▶ **YOUR TASK**
Return a copy of each line that holds the string "chart".

.....

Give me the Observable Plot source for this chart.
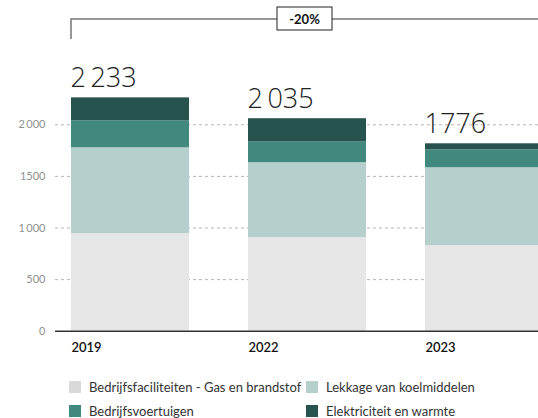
<!DOCTYPE html>
<html><head><meta charset="utf-8">
<script src="https://cdn.jsdelivr.net/npm/d3@7"></script>
<script src="https://cdn.jsdelivr.net/npm/@observablehq/plot@0.6"></script>
<style>
html,body{margin:0;padding:0;overflow:hidden;background:#fff;width:538px;height:418px;font-family:Lato,"Open Sans",sans-serif;}
#chart{position:absolute;left:0;top:0;}
.lg{position:absolute;font-size:13px;color:#333;white-space:nowrap;line-height:14px;}
.sw{position:absolute;width:12px;height:12px;}
</style></head><body>
<div id="chart"></div>
<div id="legend"></div>
<script>
const years = ["2019", "2022", "2023"];
const categories = ["Bedrijfsfaciliteiten - Gas en brandstof", "Lekkage van koelmiddelen", "Bedrijfsvoertuigen", "Elektriciteit en warmte"];
const gasBrandstof = [945, 907, 829];
const koelmiddelen = [832, 726, 755];
const voertuigen = [261, 203, 174];
const elektriciteit = [223, 223, 58];
const totalLabels = ["2\u2009233", "2\u2009035", "1776"];
const yTicks = [0, 500, 1000, 1500, 2000];
const yTickLabels = ["0", "500", "1\u2009000", "1500", "2\u2009000"];
const changeLabel = "-20%";
const colors = ["#e6e6e6", "#b5d0cc", "#41887f", "#27534f"];
const legendColors = ["#d9d9d9", "#b5d0cc", "#41887f", "#27534f"];

const series = [gasBrandstof, koelmiddelen, voertuigen, elektriciteit];
const rows = [];
categories.forEach((c, ci) => years.forEach((y, yi) => rows.push({year: y, cat: c, value: series[ci][yi]})));
const totals = years.map((y, i) => ({year: y, total: series.reduce((s, a) => s + a[i], 0), label: totalLabels[i]}));

const W = 538, H = 360;
const plot = Plot.plot({
  width: W, height: H,
  marginLeft: 55, marginRight: 0, marginTop: 0, marginBottom: 29,
  style: {fontFamily: "Lato, 'Open Sans', sans-serif", background: "#fff", overflow: "visible"},
  x: {domain: years, range: [71, 543], paddingInner: 1/3, paddingOuter: 0, align: 0, axis: null},
  y: {domain: [0, 2000], range: [330.7, 124.3], axis: null},
  color: {domain: categories, range: colors},
  marks: [
    Plot.gridY(yTicks.slice(1), {stroke: "#b5b5b5", strokeOpacity: 1, strokeDasharray: "3,3", strokeWidth: 1}),
    Plot.axisY(yTicks, {tickSize: 0, tickPadding: 10, tickFormat: d => yTickLabels[yTicks.indexOf(d)], fontSize: 11, fill: "#8f8f8f", label: null}),
    Plot.barY(rows, {x: "year", y: "value", fill: "cat", inset: 0}),
    Plot.ruleY([0], {stroke: "#333", strokeWidth: 1.5}),
    Plot.axisX({tickSize: 0, tickPadding: 11, textAnchor: "start", dx: -59, fontSize: 13, fontWeight: 600, fill: "#111", label: null}),
    Plot.text(totals, {x: "year", y: "total", text: "label", textAnchor: "start", lineAnchor: "bottom", dx: -60, dy: -11, fontSize: 27, fontWeight: 300, fontFamily: "'Open Sans', Lato, sans-serif", fill: "#222"})
  ]
});
document.getElementById("chart").appendChild(plot);

// bracket annotation
const xs = plot.scale("x");
const x0 = xs.apply(years[0]);
const svg = d3.select(plot);
const g = svg.append("g");
g.append("path").attr("d", `M${x0},39V19H${W}`).attr("fill", "none").attr("stroke", "#777").attr("stroke-width", 1.5);
const cx = (x0 + W) / 2;
g.append("rect").attr("x", cx - 27.5).attr("y", 7).attr("width", 55).attr("height", 23).attr("fill", "#fff").attr("stroke", "#222").attr("stroke-width", 1);
g.append("text").attr("x", cx).attr("y", 18.5).attr("text-anchor", "middle").attr("dominant-baseline", "central")
  .attr("font-size", 13).attr("font-weight", 700).attr("fill", "#111").text(changeLabel);

// legend
const lg = document.getElementById("legend");
const pos = [[69, 381], [306, 381], [69, 405], [306, 405]];
categories.forEach((c, i) => {
  const sw = document.createElement("div");
  sw.className = "sw";
  sw.style.left = pos[i][0] + "px"; sw.style.top = pos[i][1] + "px"; sw.style.background = legendColors[i];
  lg.appendChild(sw);
  const t = document.createElement("div");
  t.className = "lg";
  t.style.left = (pos[i][0] + 20) + "px"; t.style.top = (pos[i][1] - 1) + "px";
  t.textContent = c;
  lg.appendChild(t);
});
</script>
</body></html>
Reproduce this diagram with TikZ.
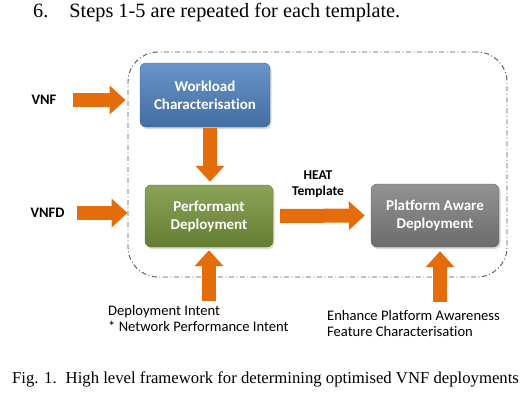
\documentclass[tikz,border=0pt]{standalone}
\usepackage{fontspec}
\setmainfont{Liberation Serif}
\newfontfamily\carlito[Ligatures=NoCommon]{Carlito}
\usepackage{xcolor}
\definecolor{wlblue}{RGB}{79,129,189}
\definecolor{pdgreen}{RGB}{119,147,60}
\definecolor{pagray}{RGB}{127,127,127}
\definecolor{flow}{RGB}{228,108,10}
\definecolor{frameline}{RGB}{70,84,112}
\usepackage{tikz}
\usetikzlibrary{arrows.meta, positioning, shadows}

\begin{document}
\begin{tikzpicture}[
    x=1pt, y=-1pt,
    box/.style={rectangle, rounded corners=6pt, minimum width=128pt, minimum height=63pt, align=center,
        text=white, font=\carlito\bfseries\fontsize{15}{18}\selectfont,
        drop shadow={opacity=0.3, shadow xshift=1.5pt, shadow yshift=-2pt}},
    label/.style={font=\carlito\bfseries\fontsize{14.5}{17}\selectfont, align=center},
    note/.style={font=\carlito\fontsize{14.6}{16.5}\selectfont, align=left, inner sep=0pt},
    bigarrow/.style={-{Triangle[width=28pt,length=16pt]}, line width=14pt, flow}
]
\useasboundingbox (0,0) rectangle (529,400);

\node[anchor=base west, inner sep=0pt, font=\fontsize{20.3}{24}\selectfont] (step) at (33,17) {6.\hspace{21pt}Steps 1-5 are repeated for each template.};

% dashed framework boundary
\node[draw=frameline, line width=0.9pt, rounded corners=30pt, dash pattern=on 5pt off 2.5pt on 1pt off 2.5pt,
      minimum width=379pt, minimum height=225pt] (frame) at (317.5,164.5) {};

\node[box, top color=wlblue!85!white, bottom color=wlblue!85!black, draw=wlblue!80!black, minimum width=130pt, minimum height=64pt] (workload) at (205,95) {Workload\\Characterisation};
\node[box, top color=pdgreen!85!white, bottom color=pdgreen!85!black, draw=pdgreen!80!black, minimum height=62pt] (perf) at (209,216) {Performant\\Deployment};
\node[box, top color=pagray!85!white, bottom color=pagray!85!black, draw=pagray!80!black] (plat) at (435,215.5) {Platform Aware\\Deployment};

\node[label] (vnf) at (44,100) {VNF};
\node[label] (vnfd) at (47.5,213) {VNFD};
\node[label, font=\carlito\bfseries\fontsize{13.5}{15.5}\selectfont] (heat) at (318,184) {HEAT\\Template};

\node[note, anchor=north west] (intent) at (108,305) {Deployment Intent\\* Network Performance Intent};
\node[note, anchor=north west] (aware) at (327,310) {Enhance Platform Awareness\\Feature Characterisation};

\node[anchor=base west, inner sep=0pt, font=\fontsize{16.7}{20}\selectfont] (caption) at (12,383) {Fig. 1.\hspace{9pt}High level framework for determining optimised VNF deployments};

\draw[bigarrow, shorten <=13pt, shorten >=2pt] (vnf.east) -- (vnf.east -| frame.west);
\draw[bigarrow, shorten <=9pt, shorten >=0pt] (vnfd.east) -- (vnfd.east -| frame.west);
\draw[bigarrow, shorten <=1pt, shorten >=3pt] ([xshift=5pt]workload.south) -- ([xshift=5pt]workload.south |- perf.north);
\draw[bigarrow, shorten <=4pt, shorten >=3pt] (intent.north -| perf.south) -- (perf.south);
\draw[bigarrow, shorten <=7pt, shorten >=6pt] (perf.east) -- (plat.west);
\draw[bigarrow, shorten <=8pt, shorten >=4pt] ([xshift=5pt]plat.south |- aware.north) -- ([xshift=5pt]plat.south);
\end{tikzpicture}
\end{document}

.....

▶ **SOLVED PROBLEM**
Give me the Observable Plot source for this chart.
#chart{position:absolute;left:0;top:0;}
<div id="chart"></div>
document.getElementById("chart").appendChild(plot);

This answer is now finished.